Thankfully, the officers were rescued.
Reading about these events, one is struck by the broader parallel: Israel’s embassy crisis is a microcosm of the dilemma now facing the entire Jewish nation.
First Egypt …
By now even the most ardent peaceniks are realizing that the now-forming post-Mubarak Egypt will not be a pro-Israel state.

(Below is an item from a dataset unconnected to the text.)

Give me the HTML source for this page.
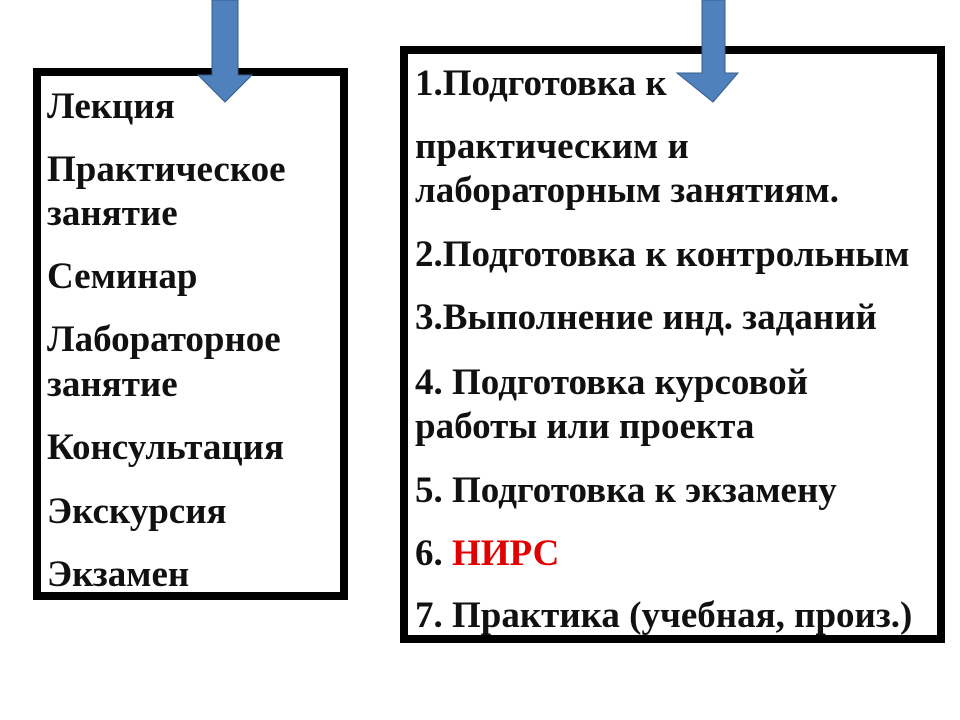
<!DOCTYPE html>
<html><head><meta charset="utf-8"><style>
body{margin:0;width:960px;height:720px;background:#fff;position:relative;overflow:hidden;font-family:"Liberation Serif",serif;font-weight:bold;font-size:37px;color:#111}
.box{position:absolute;border:8px solid #000;box-sizing:border-box;background:#fff}
.t{position:absolute;line-height:44px;white-space:nowrap}
</style></head><body>
<div class="box" style="left:33px;top:68px;width:315px;height:532px"></div>
<div class="box" style="left:400px;top:46px;width:545px;height:597px"></div>
<div class="t" style="left:47px;top:85px">Лекция</div>
<div class="t" style="left:47px;top:148px">Практическое</div>
<div class="t" style="left:47px;top:192px">занятие</div>
<div class="t" style="left:47px;top:255px">Семинар</div>
<div class="t" style="left:47px;top:318px">Лабораторное</div>
<div class="t" style="left:47px;top:363px">занятие</div>
<div class="t" style="left:47px;top:426px">Консультация</div>
<div class="t" style="left:47px;top:490px">Экскурсия</div>
<div class="t" style="left:47px;top:553px">Экзамен</div>
<div class="t" style="left:415px;top:62px">1.Подготовка к</div>
<div class="t" style="left:415px;top:125px">практическим и</div>
<div class="t" style="left:415px;top:169px">лабораторным занятиям.</div>
<div class="t" style="left:415px;top:233px">2.Подготовка к контрольным</div>
<div class="t" style="left:415px;top:296px">3.Выполнение инд. заданий</div>
<div class="t" style="left:415px;top:361px">4. Подготовка курсовой</div>
<div class="t" style="left:415px;top:405px">работы или проекта</div>
<div class="t" style="left:415px;top:469px">5. Подготовка к экзамену</div>
<div class="t" style="left:415px;top:532px">6. <span style="color:#e00000">НИРС</span></div>
<div class="t" style="left:415px;top:594px">7. Практика (учебная, произ.)</div>
<svg width="960" height="720" style="position:absolute;left:0;top:0">
<polygon points="212,0 238,0 238,75 252,75 225,102 198,75 212,75" fill="#4f81bd" stroke="#385d8a" stroke-width="1"/>
<polygon points="702,0 725,0 725,73 738,73 713,102 677,73 702,73" fill="#4f81bd" stroke="#385d8a" stroke-width="1"/>
</svg>
</body></html>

When Israel’s embassy was besieged, it wasn’t just anti-Israel protesters who were hostile. It took the president of the U.S. calling and threatening retaliation before Egypt’s military rulers would dispatch commandos to rescue the trapped Israelis. Egypt’s Supreme Council of the Armed Forces could easily have prevented the demonstrators from breaching the embassy. It chose not to. The demonstration got out of hand, Stratfor reported, because there “was an order from the top to allow the situation to become a near crisis before intervening to stop it” (September 13).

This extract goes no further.